Application of biochar derived from date palm biomass for removal of lead and copper ions in a batch reactor: Kinetics and isotherm scrutiny

Abstract

Abstract Batch absorptive potential of biochar derived from date palm waste biomass (DPb) for lead (Pb2+) and copper (Cu2+) was explored and batch adsorption conditions were optimized in this study. Scanning electron microscopy, Fourier transform infrared, and powder X-ray diffraction analyses of DPb were performed to characterize the adsorbent. An initial rapid adsorption followed by slow uptake of both Pb2+ and Cu2+ by DPb resulted in equilibrium times of 30–60 min and 2–3 h for Pb2+ and Cu2+, respectively. The optimum pH levels were 4.5 and 5.5 for maximum adsorption capacity for Pb2+ (98.9 mg g−1) and Cu2+ (41 mg g−1), respectively. Linear decrease in the metal uptake and removal efficiency occurred respectively by increasing the DPb dose (0.2 to 1.8 g) and initial concentrations of both heavy metal ions (50–250 mg L−1). The optimum amount of DPb for Pb2+ adsorption was 1.0 g, whereas the removal efficiency continued to increase for Cu2+ (92 mg g−1), up to the maximum dose used in this study (1.8 g DPb).
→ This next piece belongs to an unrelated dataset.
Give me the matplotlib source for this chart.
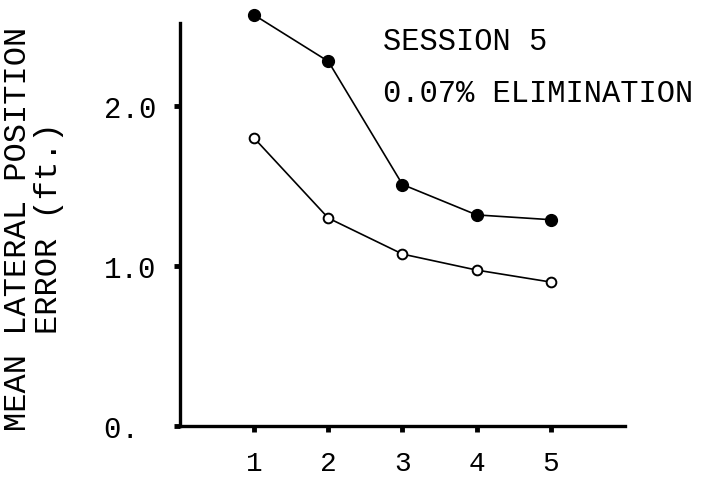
import matplotlib.pyplot as plt

# session number on the x axis
session = [1, 2, 3, 4, 5]
filled_err = [2.57, 2.28, 1.51, 1.32, 1.29]
open_err = [1.80, 1.30, 1.075, 0.975, 0.90]

ytick_vals = [0, 1, 2]
ytick_labels = ['0. ', '1.0', '2.0']

plt.rcParams['font.family'] = ['Liberation Mono', 'DejaVu Sans Mono']

fig = plt.figure(figsize=(7.04, 4.81), dpi=100)
ax = fig.add_axes([0.2557, 0.1123, 0.632, 0.8378])

ax.plot(session, filled_err, color='black', lw=1.2, marker='o', ms=8.5,
        mfc='black', mec='black', clip_on=False, zorder=3)
ax.plot(session, open_err, color='black', lw=1.2, marker='o', ms=7,
        mfc='white', mec='black', mew=1.4, clip_on=False, zorder=3)

ax.set_xlim(0, 6)
ax.set_ylim(0, 2.52)
ax.set_xticks(session)
ax.set_yticks(ytick_vals)
ax.set_yticklabels(ytick_labels)

for s in ['top', 'right']:
    ax.spines[s].set_visible(False)
for s in ['left', 'bottom']:
    ax.spines[s].set_linewidth(2.4)

ax.tick_params(axis='both', direction='out', length=4, width=3.5,
               labelsize=21)
ax.tick_params(axis='y', pad=13)
ax.tick_params(axis='x', pad=13, labelsize=20)

fig.text(0.047, 0.525, 'MEAN LATERAL POSITION\nERROR (ft.)', rotation=90,
         ha='center', va='center', multialignment='center', fontsize=23,
         linespacing=1.05)

ax.text(383 / 704, 1 - 50 / 481, 'SESSION 5', transform=fig.transFigure,
        fontsize=22, va='baseline', ha='left')
ax.text(383 / 704, 1 - 102 / 481, '0.07% ELIMINATION', transform=fig.transFigure,
        fontsize=22, va='baseline', ha='left')

plt.savefig('out.png', dpi=100)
The Freundlich-Langmuir (R2 = 0.95) and Harkins–Jura (R2 = 0.92) isotherms were the best-fit models for the Pb2+ and Cu2+ adsorption data, respectively. A strong correlation between the pseudo second-order kinetic model and experimental data of Pb2+ and Cu2+ adsorption was observed, supporting the hypothesis of chemisorption as the rate-controlling step. Successful application of DPb for Pb2+ and Cu2+ point to its potential for economically beneficial large-scale application in wastewater treatment.